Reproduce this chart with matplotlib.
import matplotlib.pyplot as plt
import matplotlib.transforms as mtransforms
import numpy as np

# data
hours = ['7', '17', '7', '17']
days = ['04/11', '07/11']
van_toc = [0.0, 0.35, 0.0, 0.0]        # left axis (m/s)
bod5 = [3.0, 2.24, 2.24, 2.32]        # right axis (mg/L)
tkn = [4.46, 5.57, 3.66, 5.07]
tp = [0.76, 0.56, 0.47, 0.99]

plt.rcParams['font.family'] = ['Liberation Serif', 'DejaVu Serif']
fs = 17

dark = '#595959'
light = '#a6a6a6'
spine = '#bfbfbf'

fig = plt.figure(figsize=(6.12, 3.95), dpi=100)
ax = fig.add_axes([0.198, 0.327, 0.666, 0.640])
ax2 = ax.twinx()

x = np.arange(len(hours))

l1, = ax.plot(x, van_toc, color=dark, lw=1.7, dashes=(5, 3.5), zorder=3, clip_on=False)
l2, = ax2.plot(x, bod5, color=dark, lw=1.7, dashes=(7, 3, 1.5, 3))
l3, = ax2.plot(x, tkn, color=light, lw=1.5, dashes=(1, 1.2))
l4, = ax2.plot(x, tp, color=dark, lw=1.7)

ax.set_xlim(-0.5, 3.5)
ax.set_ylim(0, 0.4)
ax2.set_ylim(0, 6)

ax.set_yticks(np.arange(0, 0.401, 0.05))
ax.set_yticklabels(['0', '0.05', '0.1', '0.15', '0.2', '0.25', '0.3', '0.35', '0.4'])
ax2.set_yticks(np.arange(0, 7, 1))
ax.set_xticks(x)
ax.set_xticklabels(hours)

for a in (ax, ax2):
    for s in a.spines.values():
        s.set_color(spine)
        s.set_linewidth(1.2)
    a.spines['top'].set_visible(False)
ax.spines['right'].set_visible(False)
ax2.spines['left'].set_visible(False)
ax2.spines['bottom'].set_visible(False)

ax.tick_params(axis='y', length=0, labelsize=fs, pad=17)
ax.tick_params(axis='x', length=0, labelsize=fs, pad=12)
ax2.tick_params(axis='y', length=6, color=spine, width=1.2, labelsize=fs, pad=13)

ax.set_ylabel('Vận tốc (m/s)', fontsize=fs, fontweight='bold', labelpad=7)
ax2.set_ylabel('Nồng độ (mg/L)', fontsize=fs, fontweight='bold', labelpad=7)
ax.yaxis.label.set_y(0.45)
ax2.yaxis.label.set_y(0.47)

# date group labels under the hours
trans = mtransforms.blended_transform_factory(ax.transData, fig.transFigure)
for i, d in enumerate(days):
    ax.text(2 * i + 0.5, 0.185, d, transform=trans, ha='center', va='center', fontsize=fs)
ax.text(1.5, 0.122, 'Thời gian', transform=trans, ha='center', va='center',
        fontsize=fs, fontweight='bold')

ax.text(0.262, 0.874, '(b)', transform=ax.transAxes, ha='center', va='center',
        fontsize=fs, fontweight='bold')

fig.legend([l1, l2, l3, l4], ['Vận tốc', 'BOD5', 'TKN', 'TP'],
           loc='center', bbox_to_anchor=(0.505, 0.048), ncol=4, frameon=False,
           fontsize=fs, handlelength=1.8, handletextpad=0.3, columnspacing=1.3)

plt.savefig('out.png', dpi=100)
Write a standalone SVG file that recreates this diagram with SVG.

^^^^^^^^

- YOUR OBJECTIVE
Show every line in the records above that contains the word "with".

- WRITTEN SOLUTION
Reproduce this chart with matplotlib.
Write a standalone SVG file that recreates this diagram with SVG.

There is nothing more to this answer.